I’m sure many of you have seen NBC’s ‘The Biggest Loser’ television show. If you haven’t, it’s basically a show where overweight contestants finally get the intervention they need, lose the weight they need to, and experience a life of victory (for the most part) after the show.
While my personal story I told in my last blog entry isn’t quite as dramatic as that, it was fitting that my second 5K of the year would be the Biggest Loser RunWalk race Series, held in Rockford, Ill. on June 15. My girlfriend Ellen lives in Rockford, so we would be running this together in her hometown. Not only would we be running in it, but we would be joined by her dad, mom, and sister Margaret, who would all be running the 5K race. There would be a 15K race that same day, but we decided 3.1 miles was enough for us.
I got into town Friday and had to pick up my packet at Davis Park where the race would start and begin. Little did I know that there were so many people signed up for this race (over 3,000) and that I’d have to wait in line to get my packet for the race. It looked like people from all walks of life would be doing this race: runners, joggers with IPods, fans of the television show, walkers, etc. The cool part about the race series was also that four former contestants from the Biggest Loser show were at the pre-race festivities as well at the actual race.
We carb-loaded by eating a lot of pasta that night to get ready for the race. The next morning, I was rudely awakened by Margaret at around 5:20 a.m. playing some loud, obnoxious song to get pumped up for the race. I could have used a few more minutes of the sleep, but I was able to take it in stride.

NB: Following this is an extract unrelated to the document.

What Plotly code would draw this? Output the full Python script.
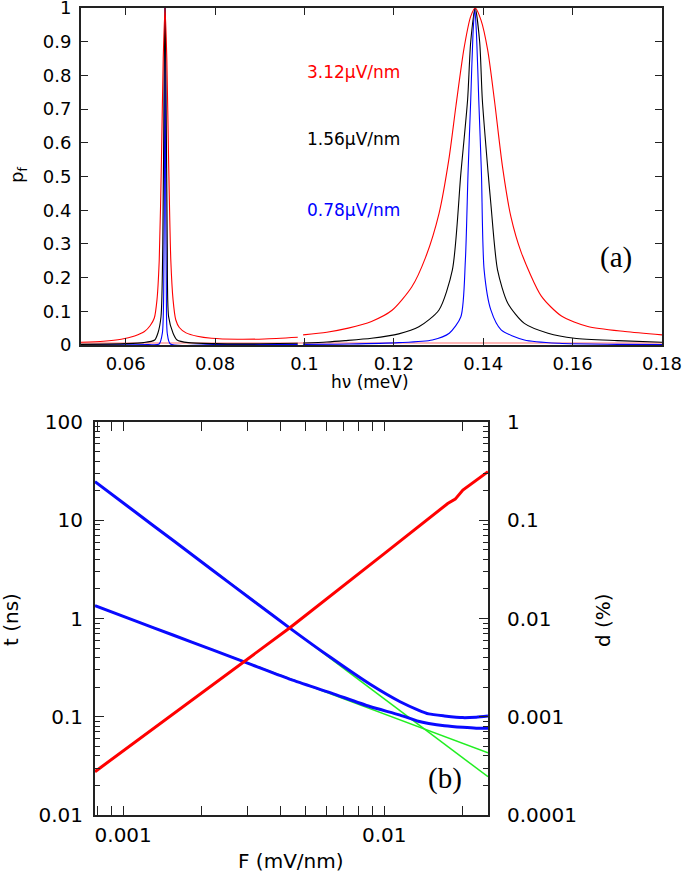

My only goal for the race was to improve upon my time from the Harvest 5K two weeks prior. I thought something around 19 minutes was attainable if I ran a good race.
The weather conditions when we got to Davis Park seemed iffy at best as it looked like it was going to rain and the temperature was around 60 degrees. The temperature made for good running weather, but slick pavement, especially on a downhill slope to the finish line, could cause some tumbles.
The course layout was pretty simple, with the first part of the race going across a bridge over the Rock River, down Madison Street, and out a bit on a bike path that runs along the Rock River. On the way back, you basically retraced your steps and finished back at Davis Park.
Before all races I tend to get antsy and am ready to get going. Once the opening horn sounded, we took off up a hill and headed to the bridge crossing the Rock River. At the beginning of the race, some little middle schoolers came darting out of the gate in an all-out sprint, but I knew that wasn’t sustainable.
Once they eased off, I took the lead and took off from there. It was weird being in the lead in a race. I don’t ever recall being in the lead in any kind of long-distance race ever. It was kind of bizarre because I was surprised that nobody was really on my tail throughout the race.
I made it to the turnaround spot in the lead and began to see my fellow racers. They were so supportive, giving me the “thumbs-up” sign and saying things like “good job”. It made me feel good knowing they were so kind to me.
I crossed the finish line first in a time of 19:01 (6:08 mile pace), a half minute better than my previous time of 19:31 that I ran at the Harvest 5K. I was greeted by a supportive race staff as well as the people of Rockford. God has been really good to me and I praise him for giving me the ability to run when so many people are unable to.
Mr. Larson was the first of the Larson clan to cross in a time of 24:07 (7:47 mile pace), good for third place in his age group.
Ellen came in next with a time of 26:37 (8:35 mile pace), good for second place in her age group. She improved upon her Harvest 5K time of 27:13 by 37 seconds! I was really proud of her improvement in this race and that it was the second straight race she placed in her age group!
|Ellen and I after the race.|
Mrs. Larson came in at 28:32 (9:12 mile pace) and set a personal-best for her 5K time while also placing in her age group.
Perhaps the most memorable and funny part of the race had to do with Margaret’s 5K race. Apparently Margaret has a problem with circulation to her foot, and after running two miles in the race, her foot fell asleep. She had to stop and try to wake her foot back up. One must ask: how does your foot fall asleep while running? It bewilders me to this day, but it made for a good story and trying to imagine Margaret stomping her foot against a pole on the side of the road, trying to get it to wake up.
The awards ceremony was held in Davis Park, and it was cool because after receiving our medals, we got to meet a mom and her son who were contestants on the show. Overall, the whole experience was great because you got to see joy on people’s faces as they crossed the finish line. In most races, people looked exhausted at the finish line. However, the Biggest Loser race was full of people happy to accomplish the 5K or 15K.
After the race, we indulged in a delicious breakfast at Stockholm Inn that really hit the spot.